Suppose $f:[0,1]\to\mathbb R$ belongs to the Holder space of order $k\in\mathbb N$, meaning that $f$ is $k$-times differentiable and that $\sum_\limits{\ell=0}^k{\|f^{(\ell)}\|_{\infty}} \leq 1$. Consider the level set function $S_f:\mathbb R^*\to\mathbb R^*$ defined as $S_f(\epsilon) := \mu(\{x\in[0,1]: f(x)\leq f^*+\epsilon\})$, where $f^*=\inf_{0\leq x\leq 1}f(x)$ and $\mu(\cdot)$ is the Lebesgue measure on $[0,1]$. Clearly $f$ is measurable by our assumptions and hence $S_f$ is well-defined. It is also obvious that $S_f$ is a monotonically non-decreasing function in $\epsilon$.
My question is the following:
Under what conditions on $f$ is $S_f(\epsilon)$ a continuous function in $\epsilon$?
Some simple remarks:
- It is clear that without additional assumptions $S_f$ is discontinuous for any possible values of $k$. For example, take $f$ to be a constant function with a small "dip" somewhere in the middle, and suppose the regions that connecting the "dip" and the constant line is sufficiently smooth. Then $S_f$ would have a jump somewhere.

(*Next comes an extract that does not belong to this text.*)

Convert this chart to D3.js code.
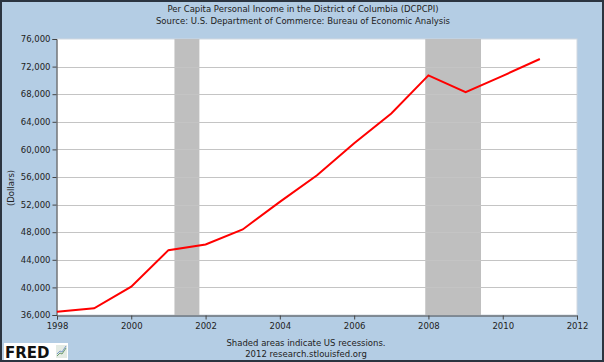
<!DOCTYPE html>
<html>
<head>
<meta charset="utf-8">
<script src="https://d3js.org/d3.v7.min.js"></script>
<style>
  body { margin: 0; padding: 0; background: #fff; }
  svg text { font-family: "DejaVu Sans", sans-serif; }
</style>
</head>
<body>
<svg id="vis"></svg>
<script>
// Annual values
var years = [1998, 1999, 2000, 2001, 2002, 2003, 2004, 2005, 2006, 2007, 2008, 2009, 2010, 2011];
var income = [36480, 36970, 40100, 45400, 46230, 48400, 52400, 56250, 60880, 65200, 70730, 68300, 70660, 73100];
var yTicks = [36000, 40000, 44000, 48000, 52000, 56000, 60000, 64000, 68000, 72000, 76000];
var xTickYears = [1998, 2000, 2002, 2004, 2006, 2008, 2010, 2012];
var recessions = [["2001-03-01", "2001-11-01"], ["2007-12-01", "2009-06-01"]];

var width = 604, height = 362;
var plotL = 57, plotR = 577, plotT = 39, plotB = 315;
var fs = "8.5px";

var svg = d3.select("#vis")
  .attr("width", width)
  .attr("height", height);

// background + dark frame
svg.append("rect")
  .attr("x", 1).attr("y", 1)
  .attr("width", width - 2).attr("height", height - 2)
  .attr("fill", "#b4cde4")
  .attr("stroke", "#2b3440")
  .attr("stroke-width", 2);

var parse = d3.timeParse("%Y-%m-%d");

var x = d3.scaleTime()
  .domain([new Date(1998, 0, 1), new Date(2012, 0, 1)])
  .range([plotL, plotR]);

var y = d3.scaleLinear()
  .domain([36000, 76000])
  .range([plotB, plotT]);

// plot area
svg.append("rect")
  .attr("x", plotL).attr("y", plotT)
  .attr("width", plotR - plotL).attr("height", plotB - plotT)
  .attr("fill", "#fff")
  .attr("stroke", "#d0d8e0")
  .attr("stroke-width", 1);

// recession bars
svg.selectAll("rect.rec")
  .data(recessions)
  .enter().append("rect")
  .attr("class", "rec")
  .attr("x", function(d) { return x(parse(d[0])); })
  .attr("y", plotT)
  .attr("width", function(d) { return x(parse(d[1])) - x(parse(d[0])); })
  .attr("height", plotB - plotT)
  .attr("fill", "#bfbfbf");

// gridlines
svg.append("g")
  .selectAll("line")
  .data(yTicks.slice(1, -1))
  .enter().append("line")
  .attr("x1", plotL).attr("x2", plotR)
  .attr("y1", function(d) { return Math.round(y(d)) + 0.5; })
  .attr("y2", function(d) { return Math.round(y(d)) + 0.5; })
  .attr("stroke", "#c4c4c4")
  .attr("stroke-width", 1);

// axes
var yAxis = svg.append("g")
  .attr("transform", "translate(" + (plotL - 0.5) + ",0)")
  .call(d3.axisLeft(y).tickValues(yTicks).tickSize(4).tickPadding(2).tickFormat(d3.format(",")));

var xAxis = svg.append("g")
  .attr("transform", "translate(0," + (plotB + 0.5) + ")")
  .call(d3.axisBottom(x)
    .tickValues(xTickYears.map(function(v) { return new Date(v, 0, 1); }))
    .tickSize(4).tickPadding(3)
    .tickFormat(d3.timeFormat("%Y")));

[yAxis, xAxis].forEach(function(a) {
  a.select(".domain").attr("stroke", "#444").attr("stroke-width", 1);
  a.selectAll(".tick line").attr("stroke", "#444");
  a.selectAll("text").attr("fill", "#222").style("font-size", fs).style("font-family", "DejaVu Sans, sans-serif");
});

// line
var line = d3.line()
  .x(function(d, i) { return x(new Date(years[i], 0, 1)); })
  .y(function(d) { return y(d); });

svg.append("path")
  .datum(income)
  .attr("d", line)
  .attr("fill", "none")
  .attr("stroke", "#ff0000")
  .attr("stroke-width", 2);

// titles
svg.append("text")
  .attr("x", 303).attr("y", 12)
  .attr("text-anchor", "middle")
  .style("font-size", fs)
  .attr("fill", "#222")
  .text("Per Capita Personal Income in the District of Columbia (DCPCPI)");

svg.append("text")
  .attr("x", 303).attr("y", 24)
  .attr("text-anchor", "middle")
  .style("font-size", fs)
  .attr("fill", "#222")
  .text("Source: U.S. Department of Commerce: Bureau of Economic Analysis");

svg.append("text")
  .attr("transform", "translate(14,188) rotate(-90)")
  .attr("text-anchor", "middle")
  .style("font-size", fs)
  .attr("fill", "#222")
  .text("(Dollars)");

// footer
svg.append("text")
  .attr("x", 306).attr("y", 346)
  .attr("text-anchor", "middle")
  .style("font-size", fs)
  .attr("fill", "#222")
  .text("Shaded areas indicate US recessions.");

svg.append("text")
  .attr("x", 306).attr("y", 357)
  .attr("text-anchor", "middle")
  .style("font-size", fs)
  .attr("fill", "#222")
  .text("2012 research.stlouisfed.org");

// FRED logo
var logo = svg.append("g").attr("transform", "translate(4,343)");
logo.append("rect")
  .attr("width", 64).attr("height", 17)
  .attr("fill", "#fff");
logo.append("text")
  .attr("x", 1).attr("y", 15)
  .style("font-size", "15px")
  .style("font-weight", "bold")
  .attr("fill", "#111")
  .text("FRED");
logo.append("rect")
  .attr("x", 52).attr("y", 2)
  .attr("width", 11).attr("height", 13)
  .attr("fill", "#e4ebe4");
logo.append("path")
  .attr("d", "M53,13 L56,10 L58,11 L62,5")
  .attr("fill", "none")
  .attr("stroke", "#6a9a6a")
  .attr("stroke-width", 1);
logo.append("path")
  .attr("d", "M53,11 L56,8 L58,9 L62,3")
  .attr("fill", "none")
  .attr("stroke", "#7a9ac8")
  .attr("stroke-width", 1);
</script>
</body>
</html>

- For the special case of $k=2$, it seems that assuming "strong convexity" $\inf_{0\leq x\leq 1}f''(x)>0$ is sufficient to guarantee continuity of $S_f$. I'm wondering whether there's a weaker condition? For example, without assuming convexity $f''\geq 0$.
- And most interestingly, with high-order Holder assumptions $k>2$.
$S_f$ is usually called the distribution function of $f$. It is continuous if and only if every level set $f^{-1}(t) = \{x\in[0,1]: f(x) = t\}$ has zero measure. So you have to find a contradiction between $f$ being constant on some set $A$ of positive measure, and the differentiability properties you impose on $f$.
As you observed, smoothness by itself does not help. Indeed, for any closed set $A$ one can construct a $C^\infty$ smooth function such that $f^{-1}(0)=A$.
By Lebesgue density theorem, almost every point of $A$ is a point of density. Let $B$ be the set of such points. If $f$ is differentiable everywhere, then $f'\equiv 0$ on $B$. Also, if $f$ is differentiable $k$ times, then by the same logic, $f^{(k)}\equiv 0$ on $B$.
So, it suffices to assume that some derivative is nonzero almost everywhere. You don't need strong convexity; just having $f''\ne 0$ almost everywhere is enough. Same for any other order of derivative.